An open-source tool to generate syntactic n-grams from a syntactically parsed data. The syntactic n-grams follow the same format as used in the Google Ngram Collection (http://googleresearch.blogspot.fi/2013/05/syntactic-ngrams-over-time.html).
At the moment the default supported input format is CONLL-U but CONLL-09 is also supported. The extended n-grams are defined for the Stanford Dependencies (SD) and Universal Dependencies (UD) schemes.
python build_ngrams.py input.conllu --ngrams --args --out_dir output_directory
The input can be either a file or a directory containing multiple files. Files must be in CONLL-U format, and end with .gz, .conllu or .conll. Use --ngrams
to generate syntactic n-grams from nodes to quadarcs (and their extended variants) and --args
to generate noun-arguments and verb-arguments. You can also have both option at the same time. --out_dir
is the directory where the resulting n-gram files get created. Alternatively, --stdout
can be used to print n-grams into standard output, but note that then all n-grams with different length are mixed, and a each line starts with a dataset name followed by the actual n-gram. N-gram builder uses multiprocessing, ad the number of builder processes can be set with -p
(default is 4). You should however note that also file reader and writers have their own processes.

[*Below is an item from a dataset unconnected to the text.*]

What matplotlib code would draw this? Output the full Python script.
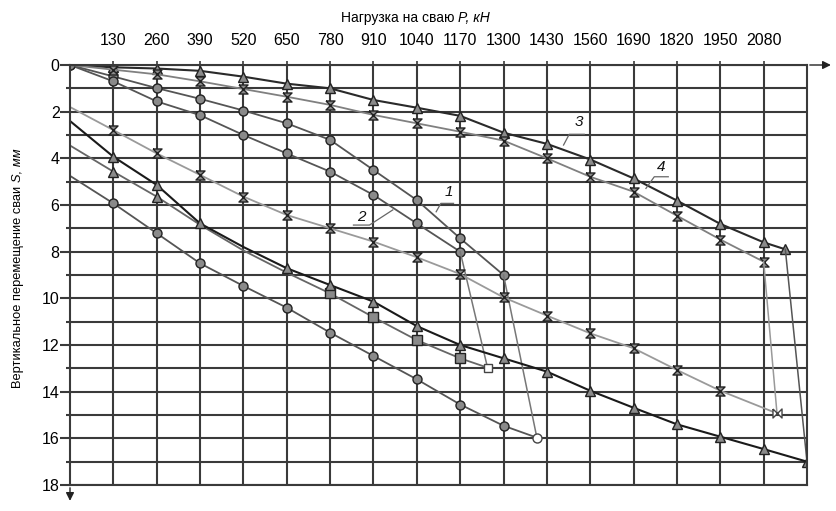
import matplotlib
matplotlib.use("Agg")
import matplotlib.pyplot as plt
import numpy as np

# --- data (load P, kN / settlement S, mm) ---
# loading branches
load_x1 = [0, 130, 260, 390, 520, 650, 780, 910, 1040, 1170, 1300]
load_s1 = [0, 0.49, 0.99, 1.45, 1.95, 2.5, 3.21, 4.5, 5.79, 7.43, 9.0]
load_x2 = [0, 130, 260, 390, 520, 650, 780, 910, 1040, 1170]
load_s2 = [0, 0.7, 1.56, 2.15, 3.0, 3.79, 4.57, 5.57, 6.79, 8.0]
load_x3 = [0, 130, 260, 390, 520, 650, 780, 910, 1040, 1170, 1300, 1430, 1560,
           1690, 1820, 1950, 2080, 2145]
load_s3 = [0, 0.1, 0.15, 0.25, 0.5, 0.8, 1.0, 1.5, 1.83, 2.18, 2.9, 3.38, 4.05,
           4.86, 5.81, 6.81, 7.6, 7.9]
load_x4 = [0, 130, 260, 390, 520, 650, 780, 910, 1040, 1170, 1300, 1430, 1560,
           1690, 1820, 1950, 2080]
load_s4 = [0, 0.2, 0.4, 0.7, 1.03, 1.36, 1.71, 2.14, 2.5, 2.86, 3.24, 4.0, 4.79,
           5.43, 6.46, 7.48, 8.43]

# lower branches (end of test back to left edge)
ret_x1 = [1400, 1300, 1170, 1040, 910, 780, 650, 520, 390, 260, 130, 0]
ret_s1 = [15.97, 15.46, 14.55, 13.47, 12.47, 11.47, 10.4, 9.47, 8.5, 7.21, 5.93, 4.75]
ret_x2 = [1252, 1170, 1040, 910, 780, 650, 520, 390, 260, 130, 0]
ret_s2 = [12.97, 12.57, 11.79, 10.81, 9.79, 8.9, 7.95, 6.85, 5.64, 4.57, 3.45]
ret_x3 = [2210, 2080, 1950, 1820, 1690, 1560, 1430, 1300, 1170, 1040, 910, 780,
          650, 520, 390, 260, 130, 0]
ret_s3 = [17.0, 16.46, 15.93, 15.4, 14.69, 13.96, 13.14, 12.57, 12.0, 11.19, 10.14,
          9.43, 8.71, 7.8, 6.79, 5.14, 3.93, 2.4]
ret_x4 = [2120, 1950, 1820, 1690, 1560, 1430, 1300, 1170, 1040, 910, 780, 650,
          520, 390, 260, 130, 0]
ret_s4 = [14.93, 13.96, 13.07, 12.14, 11.5, 10.74, 9.96, 8.96, 8.24, 7.57, 7.0,
          6.43, 5.64, 4.71, 3.79, 2.79, 1.8]

x_ticks = [130, 260, 390, 520, 650, 780, 910, 1040, 1170, 1300, 1430, 1560,
           1690, 1820, 1950, 2080]
y_ticks = [0, 2, 4, 6, 8, 10, 12, 14, 16, 18]

# curve labels: text position, leader (horizontal part + slanted part)
curve_labels = ["1", "2", "3", "4"]
label_pos = [(1137, 5.43), (873, 6.5), (1527, 2.43), (1772, 4.36)]
leader_pts = [
    [(1150, 5.93), (1112, 5.93), (1098, 6.29)],
    [(850, 6.86), (898, 6.86), (968, 6.21)],
    [(1542, 2.97), (1497, 2.97), (1480, 3.43)],
    [(1794, 4.79), (1752, 4.79), (1727, 5.29)],
]

FONT = ["Liberation Sans Narrow", "Liberation Sans", "DejaVu Sans"]
plt.rcParams["font.family"] = FONT

hourglass = [(-1, 1), (1, 1), (-1, -1), (1, -1), (-1, 1)]
bowtie = [(-1, 1), (-1, -1), (1, 1), (1, -1), (-1, 1)]

fig = plt.figure(figsize=(8.36, 5.11), dpi=100)
ax = fig.add_axes([70 / 836, 1 - 485 / 511, 737 / 836, 420 / 511])
ax.set_xlim(0, 2210)
ax.set_ylim(18, 0)

# grid
ax.set_xticks(x_ticks)
ax.set_yticks(y_ticks)
ax.set_yticks(np.arange(1, 18, 2), minor=True)
ax.grid(True, which="both", color="#3a3a3a", lw=1.5)
ax.set_axisbelow(True)
for sp in ax.spines.values():
    sp.set_color("#3a3a3a")
    sp.set_linewidth(1.5)
ax.xaxis.tick_top()
ax.tick_params(axis="x", length=3, width=1.2, color="#3a3a3a", pad=9, labelsize=11.5)
ax.tick_params(axis="y", which="major", length=7, width=1.5, color="#3a3a3a", pad=0.5,
               labelsize=11.5)
ax.tick_params(axis="y", which="minor", length=3, width=1.5, color="#3a3a3a")

mk = dict(markerfacecolor="#8a8a8a", markeredgecolor="#222222", markersize=6.5,
          markeredgewidth=1.0)

# pile 1 (circles)
ax.plot(load_x1, load_s1, "-o", color="#555555", lw=1.3, **mk)
ax.plot([load_x1[-1], ret_x1[0]], [load_s1[-1], ret_s1[0]], "-", color="#777777", lw=1.1)
ax.plot(ret_x1, ret_s1, "-o", color="#555555", lw=1.3, markevery=list(range(1, 11)), **mk)
ax.plot(ret_x1[0], ret_s1[0], "o", markerfacecolor="white", markeredgecolor="#444444",
        markersize=6.5)

# pile 2 (circles / squares)
ax.plot(load_x2, load_s2, "-o", color="#555555", lw=1.3, **mk)
ax.plot([load_x2[-1], ret_x2[0]], [load_s2[-1], ret_s2[0]], "-", color="#777777", lw=1.1)
ax.plot(ret_x2, ret_s2, "-s", color="#666666", lw=1.3, markevery=[1, 2, 3, 4], **mk)
ax.plot(ret_x2, ret_s2, "^", markevery=[8, 9], **mk)
ax.plot(ret_x2[0], ret_s2[0], "s", markerfacecolor="white", markeredgecolor="#444444",
        markersize=6)

# pile 3 (triangles)
ax.plot(load_x3, load_s3, "-^", color="#2a2a2a", lw=1.5, markevery=list(range(1, 18)), **mk)
ax.plot([load_x3[-1], ret_x3[0]], [load_s3[-1], ret_s3[0]], "-", color="#555555", lw=1.1)
ax.plot(ret_x3, ret_s3, "-^", color="#1a1a1a", lw=1.5,
        markevery=list(range(0, 13)) + [14, 15, 16], **mk)

# pile 4 (hourglass crosses)
ax.plot(load_x4, load_s4, "-", marker=hourglass, color="#808080", lw=1.3,
        markevery=list(range(1, 17)), **mk)
ax.plot([load_x4[-1], ret_x4[0]], [load_s4[-1], ret_s4[0]], "-", color="#999999", lw=1.1)
ax.plot(ret_x4, ret_s4, "-", marker=hourglass, color="#9a9a9a", lw=1.3,
        markevery=list(range(1, 16)), **mk)
ax.plot(ret_x4[0], ret_s4[0], marker=bowtie, markerfacecolor="white",
        markeredgecolor="#444444", markersize=6.5)

# curve labels with leaders
for lab, (tx, ty), pts in zip(curve_labels, label_pos, leader_pts):
    ax.text(tx, ty, lab, ha="center", va="center", fontsize=11, style="italic",
            color="#111111")
    px, py = zip(*pts)
    ax.plot(px, py, "-", color="#666666", lw=0.9)

# axis arrows
ax.annotate("", xy=(2290, 0), xytext=(2210, 0), annotation_clip=False,
            arrowprops=dict(arrowstyle="-|>", color="#222222", lw=1.0, mutation_scale=12))
ax.annotate("", xy=(0, 18.8), xytext=(0, 18), annotation_clip=False,
            arrowprops=dict(arrowstyle="-|>", color="#222222", lw=1.0, mutation_scale=12))

# axis titles (regular part + italic part)
t1 = fig.text(341 / 836, 1 - 18 / 511, "Нагрузка на сваю ", fontsize=10,
              ha="left", va="center")
ax.annotate("P, кН", xy=(1, 0), xycoords=t1, ha="left", va="bottom", fontsize=10,
            style="italic")
t2 = fig.text(18 / 836, 1 - 285 / 511, "Вертикальное перемещение сваи ", fontsize=9.3,
              rotation=90, ha="center", va="center")
ax.annotate("S, мм", xy=(0.5, 1), xycoords=t2, ha="center", va="bottom", fontsize=9.3,
            rotation=90, style="italic")

fig.savefig("out.png", dpi=100)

./sort.sh output_directory
The n-grams produced by the software are not unique. Thus, a separate step to sort and count the n-grams is needed. If you have a lot of data to sort and a powerful machine (more than 50G of memory and 20 cores), you can also use the optimized version of the sort script (./fast_sort.sh out_dir
). For more information about the optimized sort, see https://gist.github.com/fginter/2d4662faeef79acdb772.